In 1921 the Dáil (again before the ratification of the Treaty) voted to dedicate a sum of £10,000 to the games on the implicit understanding that the money would be spent in making Croke Park suitable for the event. As early as February 1922 the GAA refused permission to the Dublin Boy Scouts to rent Croke Park as the GAA anticipated major construction work being carried out there. At their next meeting a quantity surveyor was appointed and six companies were invited to submit tenders for the construction of two covered stands. These stands were completed by August 1922. GAA Museum records also show that the GAA purchased at this time its first set of lawn-mowers (one hand-drawn and one horse-drawn) and it agreed to have the cycling track surrounding the pitch repaired.

It also investigated the possibility of having heating and running water introduced to the dressing rooms and the turnstiles and the main entrance gate were altered to cope with the expected crowds.

In the mean-time the Irish Civil War had broken out and the Tailteann Games had to be postponed.

With the Civil War over and a degree of normality returning to Ireland (following the release of the anti-treaty prisoners) the Cosgrave Government again pressed ahead with the planning of the Tailteann Games, to be held in August 1924.

The Tailteann Games were to be an exhibition of the best in Irish sports and Irish athletes. It was decided that the competitions would be open to all people of Irish birth and also all people whose parents or grandparents were Irish.

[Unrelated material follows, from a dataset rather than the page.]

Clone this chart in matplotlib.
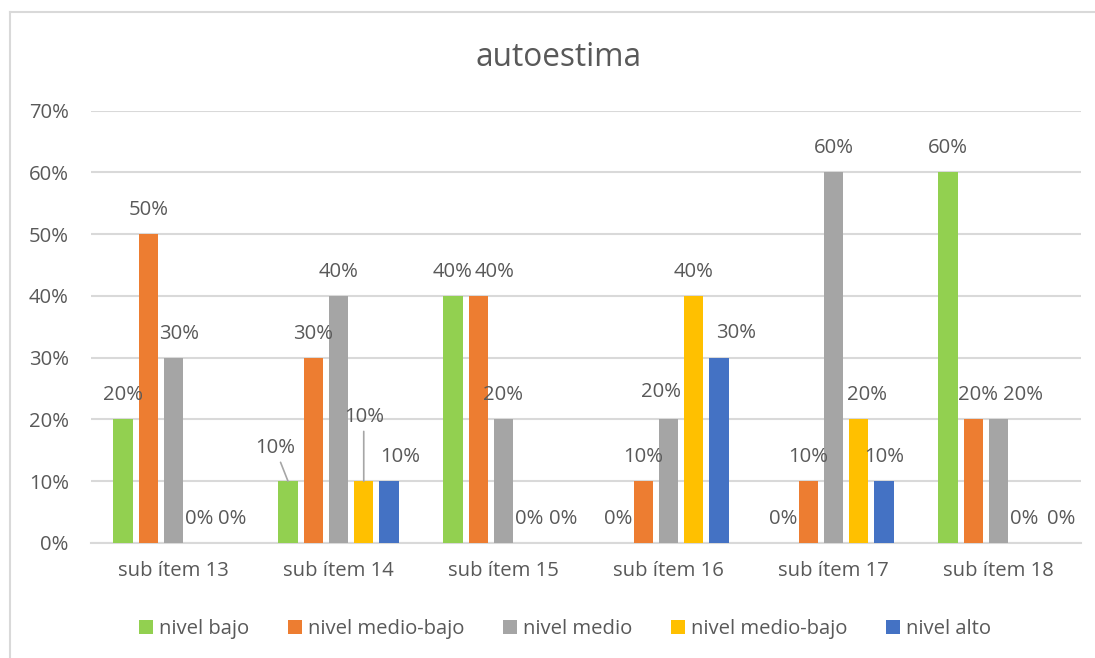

The competitions were also open to all those who were resident in Ireland during the 12 months previous to August 1 1924. With the exception of the ‘Literary and Arts’ competitors, all competitors were to be amateur.

A glance through the programmes for the 16 day event (August 2 1924-18 August 1924) show that the Festival was spread throughout Dublin and the events varied considerably.

There was a grand parade of industrial exhibits through Dublin on the opening day and throughout the festival there were international contests in hurling, football, camogie, athletics and boxing.

There was also a daily chess tournament in Trinity College and daily Billiards in the Catholic Club on O’Connell Street. In the evenings there were music competitions, dances, operas and plays throughout the city. As well as hosting the major athletic events, Croke Park also held two great fireworks displays. The festival ended with a great reception and banquet for all competitors which was held in the Central Hall, R.D.S., Ballsbridge.

By all accounts the Tailteann Games were a phenomenal success. The 1924 Olympics were in Paris and many of the athletes attending them ‘stopped over’ in Ireland for the Tailteann Games. A total of 6,500 athletes took part with 2,225 individual prizes awarded.

The Tailteann games brought mixed fortunes to the GAA. As seen the Government contributed £10,000 towards two new stands (one of which was to be named the Hogan Stand in 1925) and after the games the Tailteann Committee sold to the GAA some ‘property left on Croke Park’ at a discounted price which included ticket selling booths and a ‘trestle stand’ which was originally offered to the Association at £259 but ultimately bought for £60.

However the Central Council had to bear the cost for the upkeep of the competing teams representing Ireland and this was to include hotel arrangements for almost three weeks together with rail and car fares. Before the games Luke O’Toole, General Secretary, reported to the Association that the only revenue the GAA could raise to meet this huge outlay was from the trial games held to choose who would represent Ireland during the games. One of the provisos of the GAA Central Council receiving the £10,000 to refurbish Croke Park was that no entrance fee would be charged into the Stadium. In October 1924 the Council appointed a deputation to wait on the Director of the Tailteann Games with a view of recouping some of the £700 loss accrued by the Association.

While the Games were to be played again in 1928 and 1932, with the GAA and Croke Park playing a significant role again; it is the 1924 games that are considered the most successful, both in terms of the athletic ability on display and the international publicity received.